The Meaning of Sacco and Vanzetti
By Molly Adelstein
Disadvantaged on three fronts, both Ferdinando Nicola Sacco and Bartolomeo Vanzetti were immigrants, working class and anarchists, but it was their radical political beliefs and actions that got them killed.
Not simply philosophical anarchists, Sacco and Vanzetti were heavily involved in labor strikes and demonstrations for better working conditions. They subscribed to and supported the anarchist journal Cronaca Sovversiva - Subversive Chronicle - and helped to raise money for strikers and political prisoners. Because of these activities, the Department of Justice had begun collecting information on them and other Italian anarchists years before the murders that got them executed.
As a group, the Italian anarchists were targeted for eradication because they were actively working to dismantle the State, and the more successful they were, the harsher the repression they faced. At the time of their arrest, many Italian anarchists had either been deported or forced underground. Only days before, Andrea Salsedo - one of their two comrades who were being held illegally incommunicado by the Department of Justice - mysteriously fell to his death from the 14th floor.
An extremely important thing to understand today, 81 years after their execution, is that the case of Sacco and Vanzetti is not some past aberration of our criminal justice system. We can't just look back, remember and breathe a sigh of relief - because this is how the criminal justice system operates. If anything, it gets worse with time, if only because it has become so pervasive that it seems normal now.
The pattern is clear - this is not an isolated incident. From 1956 to 1971 COINTELPRO used similar surveillance, disruption and entrapment tactics on a number of movements from civil rights groups and the Black Panther Party to Socialist and anti-war groups. Currently, to name just a few examples, immigrants, minority communities and environmental activists are being heavily targeted.
Like in the time of Sacco and Vanzetti, the State will use war in order to scare the general population into submitting to whatever "security" measures that it deems necessary to protect itself. Then, it was WWI, and now it is a stream of never-ending wars - the war on drugs, the war on crime, the war on terror... If we ever get out of Iraq, there's sure to be another country ripe for the occupation - Iran is looking like a good prospect for both of our leading presidential candidates. The media certainly doesn't help, what with making us so afraid of each other that we've submitted to living in a police state. We need to open our eyes and start taking control of our own lives, our own communities, our own media and our own security. We need to realize that the news on the TV and in the papers is not our own, but a perverted, biased and censored version of reality designed to keep us scared and in the dark, grasping tightly onto the State, a venomous barbed wire slicing into our hands and poisoning our minds.
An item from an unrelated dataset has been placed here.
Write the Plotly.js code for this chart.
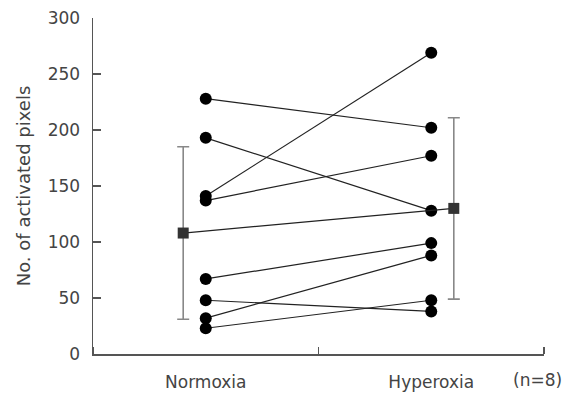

We can create our own media - there are already projects that you can plug into, or you can start your own. We need to realize that our police - which are becoming more militarized every day - are not on the streets to protect us, but to patrol us; to protect private property and the few rich people who own most of it. We shouldn't be afraid of each other, of our brothers and sisters in our communities, our neighbors. We do need security forces, but it's not each other that we need protection from.
The State continues to present anarchists as dangerous radicals to be exterminated by the War on Terror. But what exactly is radical about the idea that every person should have enough healthy food? Do you think that it would be radical to suggest that everyone have access to shelter? That banks responsible for giving out predatory loans should be unable to reap financial rewards from making people homeless?
Is it radical to propose that a system is dysfunctional when the top one percent of the population holds about 40 percent of the wealth, while 80 percent of the population has only 9 percent of it? When millions of people can't support their families with three jobs while a select few own mansions, have multiple cars and SUVs, yachts and private jets?
Is it radical to want to protect our environment from the destruction wreaked by the unsustainable extraction of natural resources that profits few and leaves poor and indigenous communities to suffer the horrific consequences? Is it radical to think that it's outrageous to put a biowarfare research lab in the middle of Boston's South End?
These concepts are only radical to those few who have something to lose, the ones with the power, the money, the property. Sacco and Vanzetti died fighting for self-determination; for an equal redistribution of power; where no one gives up their power and no one takes it from anyone else; where communities can take care of themselves, because we can do it better than any government can.
If we want to truly honor these fallen men, we must continue their work and the work of so many others who are now dead or imprisoned, who dared to try to fight against the exploitation of the State. As long as we continue the struggle, Sacco and Vanzetti live!